I need to analyze Elisp (Emacs Lisp) code so I wrote a parser for it using Instaparse. I expected it to be slow but doing 1k lines per second is way too slow to be right even on a calculator (or my pretty old i7). Can it be that bad or do I do something extremely wrong?
It's unambiguous and I tried to keep look ahead/behinds at minimum, unfortunately Elisp is very liberal with what constitutes as a symbol so I had to add some ahead/behinds there to differentiate numbers and symbols. Also I tried to deffer this by parsing symbols, numbers and keywords as "ident" it only gave me back like 30% of time. From my tests, it looks like Instaparse struggles a lot with recursive rules and lisps have highly recursive nature so maybe I didn't mess it up - it's just that slow...
The parser:
(ns slowparse
(:require [clojure.string :as str]
[instaparse.combinators :as c]
[instaparse.core :as insta]))
(def grammar
"Elisp grammar."
"<root> = any +
<any> = sexp | keyword | number | symbol | prefix | string | vector |
comment | whitespace | char | Epsilon
comment = comment-tok #'(?:[^\\n]*|$)'
string = <str-l-tok> #'(?:(?:\\\\\\\\)|(?:\\\\\")|[^\"])*' <str-r-tok>
char = <char-tok> #'(?:(?:\\\\(?:C|M)-)|(?:\\\\))?(?:.|\\s)'
<whitespace> = <#'\\s+'>
sexp = sexp-l-tok any + sexp-r-tok
vector = vec-l-tok any + vec-r-tok
<prefix> = quote | template | spread | hole
<prfxbl> = sexp | symbol | keyword | number | prefix | vector
quote = quote-tok prfxbl
template = tmpl-tok prfxbl
hole = hole-tok ! spread-tok prfxbl
spread = hole-tok spread-tok prfxbl
<sexp-l-tok> = <'('>
<sexp-r-tok> = <')'>
<vec-l-tok> = <'['>
<vec-r-tok> = <']'>
<str-l-tok> = <'\"'>
<str-r-tok> = <'\"'>
<quote-tok> = '#' ? <\"'\">
<tmpl-tok> = <'`'>
<num-b-x-tok> = '#'
<hole-tok> = <','>
<spread-tok> = <'@'>
<comment-tok> = <';'>
<char-tok> = '?'
<kv-tok> = <':'>
symbol = ! ( number | kv-tok | comment-tok | num-b-x-tok | char-tok )
ident
keyword = kv-tok ident
number = num-b10 | num-bx
<num-b10> = #'[-+]?(?:(?:[\\d]*\\.[\\d]+)|(?:[\\d]+\\.[\\d]*)|(?:[\\d]+))' &
( ! ident )
<num-bx> = #'(?i)#(?:b|o|x|(?:\\d+r))[-+]?[a-z0-9]+'")
(def ident
{:ident
(let [esc-ch (str/join ["\\[" "\\]" "\\(" "\\)" "\"" "\\s" "'" "," "`" ";"])
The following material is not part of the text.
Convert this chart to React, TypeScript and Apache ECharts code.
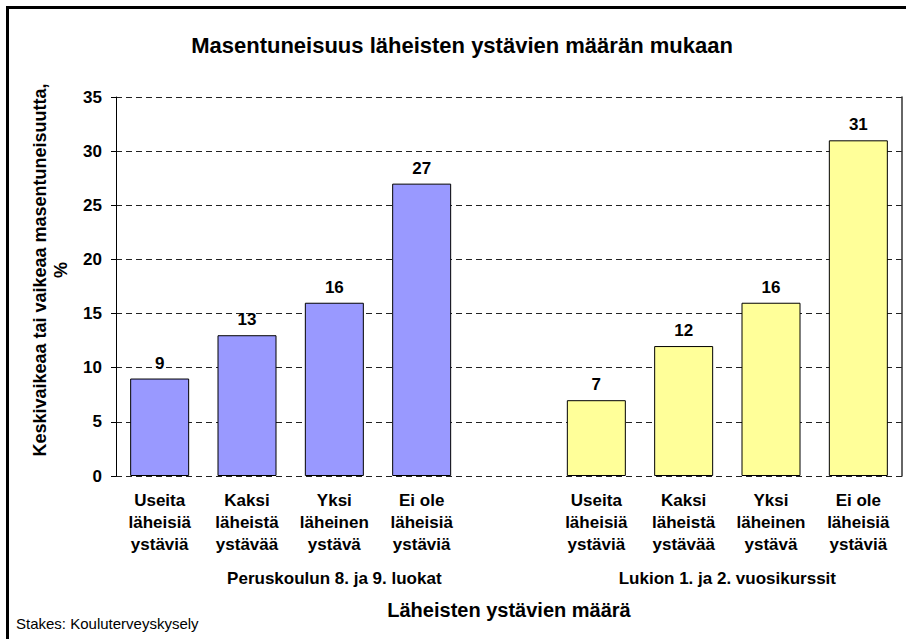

tmpl "(?:(?:\\\\[{{ec}}])|[^{{ec}}])+"]
(->> esc-ch (str/replace tmpl "{{ec}}") c/regexp c/hide-tag))})
(insta/defparser ^{:doc "Elisp parser."} elisp-parser
(merge ident (c/ebnf grammar))
:start :root)
(def test-text (slurp "/tmp/foo.el"))
(time (insta/parse elisp-parser test-text))
As @akond suggested I ported the grammar to ANTLR (using https://github.com/aphyr/clj-antlr). It parses 1k lines in 20ms or less... Yeah looks like Instaparse is really slow.
Didn't have to change much, but Instaparse definitely feels a lot nicer to write rules for. It has simple ordering and look ahead/behind, standard regex, easy way to hide junk.
ANTLR grammar:
(ns fastparse
(:require [clj-antlr.core :as antlr]))
(def grammar
"Elisp grammar."
"grammar EmacsLisp ;
source: any* EOF ;
any: list | keyword | number | symbol | prefix | string | vector | char |
whitespace | comment;
vector: '[' any* ']' ;
list: '(' any* ')' ;
prefix: quote | template | spread | hole ;
quote: '#' ? '\\'' any ;
template: '`' any ;
spread: ',@' any ;
hole: ',' any ;
number: NUMB10 | NUMBX ;
char: CHAR ;
string: STRING ;
keyword: KEYWORD ;
symbol: IDENT ;
whitespace: WS ;
comment: COMLINE ;
CHAR: '?' ( ( '\\\\' ( 'C' | 'M' ) '-' ) | '\\\\' )? . ;
STRING: '\"' ( '\\\\\\\\' | '\\\\\"' | . )*? '\"' ;
NUMB10: [+-] ? ( ( D* '.' D+ ) | ( D+ '.' D* ) | D+ ) ;
NUMBX: '#' ( 'b' | 'o' | 'x' | ( D+ 'r' ) ) [-+]? ( A | D )+ ;
fragment
D: '0'..'9' ;
fragment
A: 'a'..'z' ;
KEYWORD: ':' IDENT ;
IDENT: ( ( '\\\\' [\\\\[\\]() \\n\\t\\r\"',`;] )+? |
( ~[[\\]() \\n\\t\\r\"',`;] )+? )+ ;
COMLINE: ';' ~[\\n\\r]* ;
WS: [ \\n\\t\\r]+ ;")
(def elisp-str->edn (antlr/parser grammar))
(def text (slurp "/tmp/foo.el"))
(time (elisp-str->edn text))